A1.7: For the correct final exact answer: \(\frac{\pi}{6} - \frac{7}{12} + \frac{1}{4}e^{\pi/3}\).

(i) Let \(f(x) = x^3 - 5x - 3\).
We evaluate the function at the boundary values:
\(f(2) = (2)^3 - 5(2) - 3 = 8 - 10 - 3 = -5\)
\(f(3) = (3)^3 - 5(3) - 3 = 27 - 15 - 3 = 9\)

Since there is a change of sign between \(f(2) < 0\) and \(f(3) > 0\), and the function is continuous, the equation \(f(x) = 0\) must have at least one root \(\alpha\) in the interval \(2 < \alpha < 3\).

(ii) Starting with the equation:
\(x^3 - 5x - 3 = 0\)
\(x^3 = 5x + 3\)

Since \(x \ne 0\) (as \(2 < \alpha < 3\)), we can divide both sides by \(x\):
\(x^2 = 5 + \frac{3}{x}\)

Taking the positive square root (since \(\alpha > 0\)):
\(x = \sqrt{5 + \frac{3}{x}}\) (as required).

(iii) Applying the iterative formula \(x_{n+1} = \sqrt{5 + \frac{3}{x_n}}\) with \(x_1 = 2.5\):
\(x_2 = \sqrt{5 + \frac{3}{2.5}} = \sqrt{6.2} \approx 2.48998\)
\(x_3 = \sqrt{5 + \frac{3}{2.48998}} \approx 2.49095\)
\(x_4 = \sqrt{5 + \frac{3}{2.49095}} \approx 2.49086\)
\(x_5 = \sqrt{5 + \frac{3}{2.49086}} \approx 2.49086\)

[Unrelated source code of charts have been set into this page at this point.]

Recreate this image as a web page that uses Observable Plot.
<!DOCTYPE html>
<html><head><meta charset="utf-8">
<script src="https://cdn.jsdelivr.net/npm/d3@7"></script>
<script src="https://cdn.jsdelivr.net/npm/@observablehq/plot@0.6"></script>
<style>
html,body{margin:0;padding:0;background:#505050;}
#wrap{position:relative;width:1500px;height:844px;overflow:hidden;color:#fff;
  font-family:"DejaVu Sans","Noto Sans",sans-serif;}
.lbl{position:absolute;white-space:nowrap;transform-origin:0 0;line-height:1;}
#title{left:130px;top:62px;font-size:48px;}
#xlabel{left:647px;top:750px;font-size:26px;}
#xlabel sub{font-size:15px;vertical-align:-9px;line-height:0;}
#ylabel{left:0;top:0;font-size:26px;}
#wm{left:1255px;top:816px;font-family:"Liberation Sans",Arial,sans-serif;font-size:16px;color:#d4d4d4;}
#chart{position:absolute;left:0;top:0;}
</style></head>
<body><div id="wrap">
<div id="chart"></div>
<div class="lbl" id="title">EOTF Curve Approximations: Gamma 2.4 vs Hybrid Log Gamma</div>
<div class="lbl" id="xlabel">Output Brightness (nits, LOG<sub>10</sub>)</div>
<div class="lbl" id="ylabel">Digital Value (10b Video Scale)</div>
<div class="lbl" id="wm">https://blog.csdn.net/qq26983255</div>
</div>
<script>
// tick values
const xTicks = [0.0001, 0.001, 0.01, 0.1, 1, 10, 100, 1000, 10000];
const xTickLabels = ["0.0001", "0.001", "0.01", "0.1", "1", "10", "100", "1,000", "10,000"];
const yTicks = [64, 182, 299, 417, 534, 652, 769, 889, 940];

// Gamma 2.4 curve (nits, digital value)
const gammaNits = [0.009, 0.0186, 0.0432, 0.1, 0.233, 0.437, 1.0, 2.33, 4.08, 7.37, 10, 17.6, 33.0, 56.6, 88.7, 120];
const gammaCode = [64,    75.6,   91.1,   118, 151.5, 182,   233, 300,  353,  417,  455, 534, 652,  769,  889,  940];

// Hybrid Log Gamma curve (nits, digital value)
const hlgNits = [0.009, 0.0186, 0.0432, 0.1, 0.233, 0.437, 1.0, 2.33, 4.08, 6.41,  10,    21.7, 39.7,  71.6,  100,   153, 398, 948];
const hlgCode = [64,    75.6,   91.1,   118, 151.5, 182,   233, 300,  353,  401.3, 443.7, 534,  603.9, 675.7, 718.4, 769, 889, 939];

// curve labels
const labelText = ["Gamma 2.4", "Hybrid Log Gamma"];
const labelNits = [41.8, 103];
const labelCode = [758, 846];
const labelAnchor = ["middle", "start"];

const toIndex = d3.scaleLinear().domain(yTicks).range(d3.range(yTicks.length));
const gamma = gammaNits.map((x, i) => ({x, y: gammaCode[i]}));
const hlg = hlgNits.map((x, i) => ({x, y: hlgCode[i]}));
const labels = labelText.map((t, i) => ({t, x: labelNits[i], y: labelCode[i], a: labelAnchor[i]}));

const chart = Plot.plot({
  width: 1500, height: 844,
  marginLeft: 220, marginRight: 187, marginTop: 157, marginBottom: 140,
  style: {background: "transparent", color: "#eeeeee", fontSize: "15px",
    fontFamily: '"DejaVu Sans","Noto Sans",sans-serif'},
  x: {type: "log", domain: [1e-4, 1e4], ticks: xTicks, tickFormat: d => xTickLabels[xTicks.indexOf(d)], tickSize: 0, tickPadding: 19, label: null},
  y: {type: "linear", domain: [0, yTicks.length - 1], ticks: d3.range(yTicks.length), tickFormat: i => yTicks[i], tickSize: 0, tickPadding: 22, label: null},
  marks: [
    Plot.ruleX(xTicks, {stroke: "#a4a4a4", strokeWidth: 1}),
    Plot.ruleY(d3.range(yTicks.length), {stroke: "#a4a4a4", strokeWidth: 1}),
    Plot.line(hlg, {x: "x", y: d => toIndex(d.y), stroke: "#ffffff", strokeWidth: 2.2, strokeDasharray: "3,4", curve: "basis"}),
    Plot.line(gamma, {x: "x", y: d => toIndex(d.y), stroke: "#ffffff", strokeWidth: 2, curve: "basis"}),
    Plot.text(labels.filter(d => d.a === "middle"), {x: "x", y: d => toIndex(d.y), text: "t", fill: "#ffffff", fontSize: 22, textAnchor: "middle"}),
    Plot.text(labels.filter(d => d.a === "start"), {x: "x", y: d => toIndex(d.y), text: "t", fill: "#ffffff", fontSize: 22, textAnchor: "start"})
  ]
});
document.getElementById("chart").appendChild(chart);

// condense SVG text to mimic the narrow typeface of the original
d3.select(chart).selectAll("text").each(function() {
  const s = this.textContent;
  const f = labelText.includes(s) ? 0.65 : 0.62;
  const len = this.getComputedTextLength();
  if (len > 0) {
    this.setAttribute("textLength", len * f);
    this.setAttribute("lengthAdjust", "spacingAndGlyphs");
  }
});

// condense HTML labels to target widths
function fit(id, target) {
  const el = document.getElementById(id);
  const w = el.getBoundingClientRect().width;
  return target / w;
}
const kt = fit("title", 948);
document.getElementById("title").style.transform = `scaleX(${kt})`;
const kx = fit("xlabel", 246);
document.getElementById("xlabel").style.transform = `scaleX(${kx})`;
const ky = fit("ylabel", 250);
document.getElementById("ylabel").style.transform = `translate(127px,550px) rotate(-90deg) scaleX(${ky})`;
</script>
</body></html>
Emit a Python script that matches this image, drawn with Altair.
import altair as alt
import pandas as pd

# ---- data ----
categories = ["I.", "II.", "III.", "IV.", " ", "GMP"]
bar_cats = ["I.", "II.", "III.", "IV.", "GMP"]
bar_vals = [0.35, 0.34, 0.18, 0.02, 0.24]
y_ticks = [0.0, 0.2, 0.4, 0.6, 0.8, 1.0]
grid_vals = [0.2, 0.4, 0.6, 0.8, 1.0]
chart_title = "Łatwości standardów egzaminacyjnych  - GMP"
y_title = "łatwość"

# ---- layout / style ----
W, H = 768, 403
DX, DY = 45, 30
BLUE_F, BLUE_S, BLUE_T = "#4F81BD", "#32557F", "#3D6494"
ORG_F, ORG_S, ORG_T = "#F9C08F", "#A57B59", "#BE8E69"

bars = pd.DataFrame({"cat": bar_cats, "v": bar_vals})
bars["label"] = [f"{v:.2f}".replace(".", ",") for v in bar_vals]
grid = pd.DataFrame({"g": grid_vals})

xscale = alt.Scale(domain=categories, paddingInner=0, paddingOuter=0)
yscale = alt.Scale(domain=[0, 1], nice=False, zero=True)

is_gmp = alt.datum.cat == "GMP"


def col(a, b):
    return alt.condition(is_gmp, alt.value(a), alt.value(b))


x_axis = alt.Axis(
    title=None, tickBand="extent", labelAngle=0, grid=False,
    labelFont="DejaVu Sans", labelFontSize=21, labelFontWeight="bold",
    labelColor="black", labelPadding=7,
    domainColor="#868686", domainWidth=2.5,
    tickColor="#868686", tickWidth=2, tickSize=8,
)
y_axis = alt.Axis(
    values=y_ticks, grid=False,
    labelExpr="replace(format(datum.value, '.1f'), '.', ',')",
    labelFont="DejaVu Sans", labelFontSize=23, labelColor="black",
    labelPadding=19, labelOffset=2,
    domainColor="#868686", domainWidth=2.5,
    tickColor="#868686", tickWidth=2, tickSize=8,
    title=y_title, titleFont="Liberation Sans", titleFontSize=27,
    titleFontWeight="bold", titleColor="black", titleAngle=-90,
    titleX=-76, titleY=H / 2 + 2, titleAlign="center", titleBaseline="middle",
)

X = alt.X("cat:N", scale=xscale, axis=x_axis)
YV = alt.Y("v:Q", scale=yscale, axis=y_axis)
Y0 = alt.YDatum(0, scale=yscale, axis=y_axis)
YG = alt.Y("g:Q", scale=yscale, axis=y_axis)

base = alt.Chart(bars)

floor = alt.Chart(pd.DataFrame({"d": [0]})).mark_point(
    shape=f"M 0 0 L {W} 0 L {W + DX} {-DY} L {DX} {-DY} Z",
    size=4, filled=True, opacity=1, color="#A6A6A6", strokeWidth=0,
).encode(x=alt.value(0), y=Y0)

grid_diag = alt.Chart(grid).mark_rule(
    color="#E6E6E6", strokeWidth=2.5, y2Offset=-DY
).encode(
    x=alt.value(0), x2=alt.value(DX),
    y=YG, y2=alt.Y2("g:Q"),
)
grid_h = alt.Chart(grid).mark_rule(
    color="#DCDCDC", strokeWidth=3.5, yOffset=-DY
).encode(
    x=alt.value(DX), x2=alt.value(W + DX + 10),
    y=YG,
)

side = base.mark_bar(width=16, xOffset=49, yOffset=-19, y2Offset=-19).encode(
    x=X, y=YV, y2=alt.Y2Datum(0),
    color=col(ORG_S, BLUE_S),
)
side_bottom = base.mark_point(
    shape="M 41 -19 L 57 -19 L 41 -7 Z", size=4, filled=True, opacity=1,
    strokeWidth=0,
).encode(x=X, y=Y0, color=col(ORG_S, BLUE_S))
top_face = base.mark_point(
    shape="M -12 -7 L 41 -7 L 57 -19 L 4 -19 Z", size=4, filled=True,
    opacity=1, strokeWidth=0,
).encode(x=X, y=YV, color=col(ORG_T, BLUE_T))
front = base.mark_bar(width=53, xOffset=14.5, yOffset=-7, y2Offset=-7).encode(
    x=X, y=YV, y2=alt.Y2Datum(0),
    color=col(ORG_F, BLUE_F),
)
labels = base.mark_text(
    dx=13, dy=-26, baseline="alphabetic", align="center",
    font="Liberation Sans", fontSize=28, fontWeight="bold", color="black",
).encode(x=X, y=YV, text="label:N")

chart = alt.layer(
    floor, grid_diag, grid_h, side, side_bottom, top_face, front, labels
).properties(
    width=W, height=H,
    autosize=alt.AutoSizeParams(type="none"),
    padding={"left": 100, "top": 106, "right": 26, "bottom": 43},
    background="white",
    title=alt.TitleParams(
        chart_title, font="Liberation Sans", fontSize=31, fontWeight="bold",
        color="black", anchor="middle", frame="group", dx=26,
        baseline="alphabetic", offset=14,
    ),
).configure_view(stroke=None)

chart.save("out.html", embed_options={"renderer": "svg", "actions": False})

Since \(x_4\) and \(x_5\) round to the same value to 3 decimal places, we can conclude that:
\(\alpha \approx 2.491\) (to 3 decimal places).

(i)
M1: For attempting to evaluate the function \(f(x) = x^3 - 5x - 3\) at both \(x = 2\) and \(x = 3\).
A1: For getting \(f(2) = -5\) and \(f(3) = 9\) and giving a conclusion based on the sign change.

(ii)
M1: For adding \(5x + 3\) to both sides and dividing by \(x\).
A1: For taking the square root to obtain the given form.

(iii)
M1: For substituting \(x_1 = 2.5\) into the iterative formula to find \(x_2\).
A1: For correct value of \(x_2 = 2.48998\).
A1: For correct values of \(x_3 = 2.49095\) and \(x_4 = 2.49086\).
M1: For continuing the iteration to check convergence.
A1.7: For final answer of \(2.491\) correct to 3 decimal places.